● Exercise requirements
Make an exact copy of the lines, leaving the pictures out.
─── Data shown
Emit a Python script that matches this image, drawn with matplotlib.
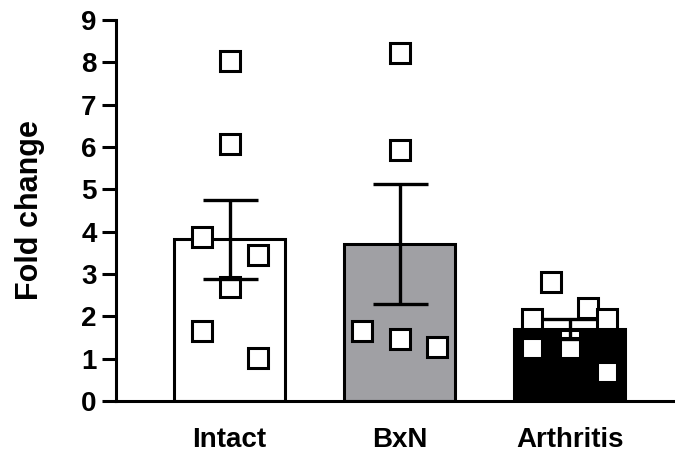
import numpy as np
import matplotlib.pyplot as plt

plt.rcParams['font.family'] = ['Liberation Sans', 'DejaVu Sans']
plt.rcParams['font.weight'] = 'bold'

groups = ["Intact", "BxN", "Arthritis"]
intact = [8.02, 6.07, 3.87, 3.45, 2.70, 1.65, 1.01]
bxn = [8.23, 5.92, 1.66, 1.46, 1.27]
arthritis = [1.45, 2.82, 1.94, 2.19, 1.94, 1.25, 1.25, 0.69]
bar_colors = ["white", "#a0a0a4", "black"]

# horizontal spread of the points inside each column
jitter = [
    [0, 0, -0.165, 0.165, 0, -0.165, 0.165],
    [0, 0, -0.22, 0, 0.22],
    [0, -0.11, -0.22, 0.11, 0.22, -0.22, 0, 0.22],
]

data = [intact, bxn, arthritis]
means = [np.mean(d) for d in data]
sems = [np.std(d, ddof=1) / np.sqrt(len(d)) for d in data]

fig = plt.figure(figsize=(6.75, 4.53), dpi=100)
ax = fig.add_axes([116 / 675, 52 / 453, 559 / 675, 381 / 453])

x = np.arange(len(groups))
ax.bar(x, means, width=0.65, color=bar_colors, edgecolor="black", linewidth=2.2, zorder=1)

for i, vals in enumerate(data):
    ax.plot(x[i] + np.array(jitter[i]), vals, linestyle="none", marker="s",
            markersize=14.4, markerfacecolor="white", markeredgecolor="black",
            markeredgewidth=2.2, zorder=2)

ax.errorbar(x, means, yerr=sems, fmt="none", ecolor="black", elinewidth=2.4,
            capsize=19.8, capthick=2.4, zorder=3)

ax.set_xlim(-0.668, 2.62)
ax.set_ylim(0, 9)
ax.set_yticks(range(0, 10))
ax.set_xticks(x)
ax.set_xticklabels(groups, fontsize=20, fontweight="bold")
ax.tick_params(axis="y", labelsize=20, length=10, width=2.2, pad=4)
ax.tick_params(axis="x", length=0, pad=19)
for lab in ax.get_yticklabels():
    lab.set_fontweight("bold")

ax.spines["top"].set_visible(False)
ax.spines["right"].set_visible(False)
ax.spines["left"].set_linewidth(2.2)
ax.spines["bottom"].set_linewidth(2.2)

ax.set_ylabel("Fold change", fontsize=22, fontweight="bold", labelpad=26)

fig.savefig("out.png", dpi=100)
──────
● Task solution
Emit a Python script that matches this image, drawn with matplotlib.
import numpy as np
import matplotlib.pyplot as plt

plt.rcParams['font.family'] = ['Liberation Sans', 'DejaVu Sans']
plt.rcParams['font.weight'] = 'bold'

groups = ["Intact", "BxN", "Arthritis"]
intact = [8.02, 6.07, 3.87, 3.45, 2.70, 1.65, 1.01]
bxn = [8.23, 5.92, 1.66, 1.46, 1.27]
arthritis = [1.45, 2.82, 1.94, 2.19, 1.94, 1.25, 1.25, 0.69]
bar_colors = ["white", "#a0a0a4", "black"]

# horizontal spread of the points inside each column
jitter = [
    [0, 0, -0.165, 0.165, 0, -0.165, 0.165],
    [0, 0, -0.22, 0, 0.22],
    [0, -0.11, -0.22, 0.11, 0.22, -0.22, 0, 0.22],
]

data = [intact, bxn, arthritis]
means = [np.mean(d) for d in data]
sems = [np.std(d, ddof=1) / np.sqrt(len(d)) for d in data]

fig = plt.figure(figsize=(6.75, 4.53), dpi=100)
ax = fig.add_axes([116 / 675, 52 / 453, 559 / 675, 381 / 453])

x = np.arange(len(groups))
ax.bar(x, means, width=0.65, color=bar_colors, edgecolor="black", linewidth=2.2, zorder=1)

for i, vals in enumerate(data):
    ax.plot(x[i] + np.array(jitter[i]), vals, linestyle="none", marker="s",
            markersize=14.4, markerfacecolor="white", markeredgecolor="black",
            markeredgewidth=2.2, zorder=2)

ax.errorbar(x, means, yerr=sems, fmt="none", ecolor="black", elinewidth=2.4,
            capsize=19.8, capthick=2.4, zorder=3)

ax.set_xlim(-0.668, 2.62)
ax.set_ylim(0, 9)
ax.set_yticks(range(0, 10))
ax.set_xticks(x)
ax.set_xticklabels(groups, fontsize=20, fontweight="bold")
ax.tick_params(axis="y", labelsize=20, length=10, width=2.2, pad=4)
ax.tick_params(axis="x", length=0, pad=19)
for lab in ax.get_yticklabels():
    lab.set_fontweight("bold")

ax.spines["top"].set_visible(False)
ax.spines["right"].set_visible(False)
ax.spines["left"].set_linewidth(2.2)
ax.spines["bottom"].set_linewidth(2.2)

ax.set_ylabel("Fold change", fontsize=22, fontweight="bold", labelpad=26)

fig.savefig("out.png", dpi=100)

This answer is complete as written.